[BEGIN PROVIDED MATERIAL]

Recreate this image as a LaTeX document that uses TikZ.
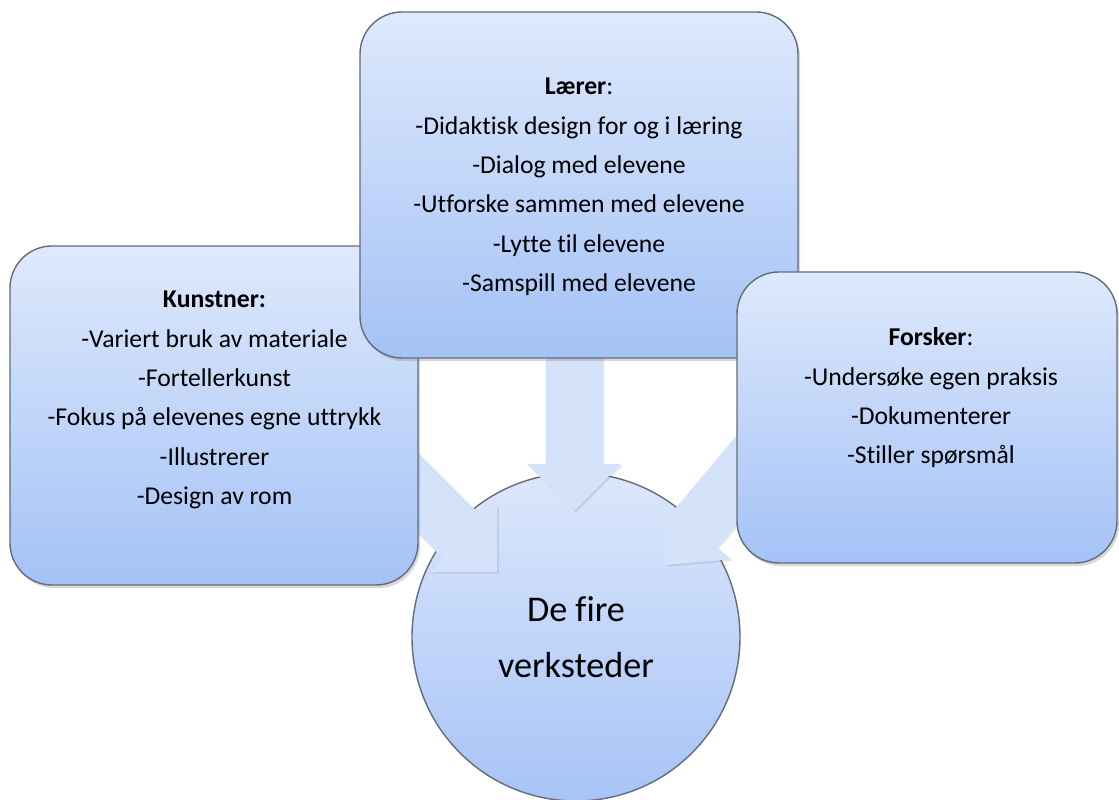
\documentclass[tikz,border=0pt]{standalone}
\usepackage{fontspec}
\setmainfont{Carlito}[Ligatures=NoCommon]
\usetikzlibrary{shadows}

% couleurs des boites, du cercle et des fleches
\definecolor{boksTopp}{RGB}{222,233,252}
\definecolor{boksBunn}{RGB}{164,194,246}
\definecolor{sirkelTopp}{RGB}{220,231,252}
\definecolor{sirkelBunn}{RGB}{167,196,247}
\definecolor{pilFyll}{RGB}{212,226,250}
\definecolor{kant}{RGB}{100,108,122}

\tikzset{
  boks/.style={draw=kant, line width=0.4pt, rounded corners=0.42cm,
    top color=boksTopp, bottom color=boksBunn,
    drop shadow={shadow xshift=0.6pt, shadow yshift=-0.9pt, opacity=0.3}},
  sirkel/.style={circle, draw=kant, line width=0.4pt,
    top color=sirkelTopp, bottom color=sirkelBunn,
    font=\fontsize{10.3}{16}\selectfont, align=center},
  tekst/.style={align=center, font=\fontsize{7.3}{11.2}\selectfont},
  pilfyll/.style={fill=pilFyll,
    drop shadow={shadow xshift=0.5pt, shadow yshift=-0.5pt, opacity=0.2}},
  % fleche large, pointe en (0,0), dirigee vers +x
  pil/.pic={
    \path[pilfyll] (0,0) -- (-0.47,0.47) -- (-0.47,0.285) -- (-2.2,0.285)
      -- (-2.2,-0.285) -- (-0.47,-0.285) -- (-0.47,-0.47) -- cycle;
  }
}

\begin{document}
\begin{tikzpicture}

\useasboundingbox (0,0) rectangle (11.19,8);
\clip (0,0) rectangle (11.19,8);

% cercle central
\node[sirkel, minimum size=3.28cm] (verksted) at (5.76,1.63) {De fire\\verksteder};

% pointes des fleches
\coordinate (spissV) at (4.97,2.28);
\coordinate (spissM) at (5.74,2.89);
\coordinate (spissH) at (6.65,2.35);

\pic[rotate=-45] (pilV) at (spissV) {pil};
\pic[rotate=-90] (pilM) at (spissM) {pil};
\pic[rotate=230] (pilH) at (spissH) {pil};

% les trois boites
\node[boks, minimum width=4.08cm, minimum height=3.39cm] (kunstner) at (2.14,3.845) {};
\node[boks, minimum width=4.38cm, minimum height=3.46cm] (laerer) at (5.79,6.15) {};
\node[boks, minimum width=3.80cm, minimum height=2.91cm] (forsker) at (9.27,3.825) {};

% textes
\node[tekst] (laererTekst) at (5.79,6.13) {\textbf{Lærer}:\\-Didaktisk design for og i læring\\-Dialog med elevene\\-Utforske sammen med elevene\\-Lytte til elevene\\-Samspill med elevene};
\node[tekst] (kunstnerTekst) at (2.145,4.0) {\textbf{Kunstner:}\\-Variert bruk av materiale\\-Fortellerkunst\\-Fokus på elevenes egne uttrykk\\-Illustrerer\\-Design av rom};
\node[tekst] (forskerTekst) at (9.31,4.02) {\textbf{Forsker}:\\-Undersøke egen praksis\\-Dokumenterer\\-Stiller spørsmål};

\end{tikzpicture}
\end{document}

[END PROVIDED MATERIAL]

Exactly as written, please give again the lines from the beginning of the listing through the line containing "(pilH) at (spissH)", inclusive, without any pictures.

(THE RESULT):
Recreate this image as a LaTeX document that uses TikZ.
\documentclass[tikz,border=0pt]{standalone}
\usepackage{fontspec}
\setmainfont{Carlito}[Ligatures=NoCommon]
\usetikzlibrary{shadows}

% couleurs des boites, du cercle et des fleches
\definecolor{boksTopp}{RGB}{222,233,252}
\definecolor{boksBunn}{RGB}{164,194,246}
\definecolor{sirkelTopp}{RGB}{220,231,252}
\definecolor{sirkelBunn}{RGB}{167,196,247}
\definecolor{pilFyll}{RGB}{212,226,250}
\definecolor{kant}{RGB}{100,108,122}

\tikzset{
  boks/.style={draw=kant, line width=0.4pt, rounded corners=0.42cm,
    top color=boksTopp, bottom color=boksBunn,
    drop shadow={shadow xshift=0.6pt, shadow yshift=-0.9pt, opacity=0.3}},
  sirkel/.style={circle, draw=kant, line width=0.4pt,
    top color=sirkelTopp, bottom color=sirkelBunn,
    font=\fontsize{10.3}{16}\selectfont, align=center},
  tekst/.style={align=center, font=\fontsize{7.3}{11.2}\selectfont},
  pilfyll/.style={fill=pilFyll,
    drop shadow={shadow xshift=0.5pt, shadow yshift=-0.5pt, opacity=0.2}},
  % fleche large, pointe en (0,0), dirigee vers +x
  pil/.pic={
    \path[pilfyll] (0,0) -- (-0.47,0.47) -- (-0.47,0.285) -- (-2.2,0.285)
      -- (-2.2,-0.285) -- (-0.47,-0.285) -- (-0.47,-0.47) -- cycle;
  }
}

\begin{document}
\begin{tikzpicture}

\useasboundingbox (0,0) rectangle (11.19,8);
\clip (0,0) rectangle (11.19,8);

% cercle central
\node[sirkel, minimum size=3.28cm] (verksted) at (5.76,1.63) {De fire\\verksteder};

% pointes des fleches
\coordinate (spissV) at (4.97,2.28);
\coordinate (spissM) at (5.74,2.89);
\coordinate (spissH) at (6.65,2.35);

\pic[rotate=-45] (pilV) at (spissV) {pil};
\pic[rotate=-90] (pilM) at (spissM) {pil};
\pic[rotate=230] (pilH) at (spissH) {pil};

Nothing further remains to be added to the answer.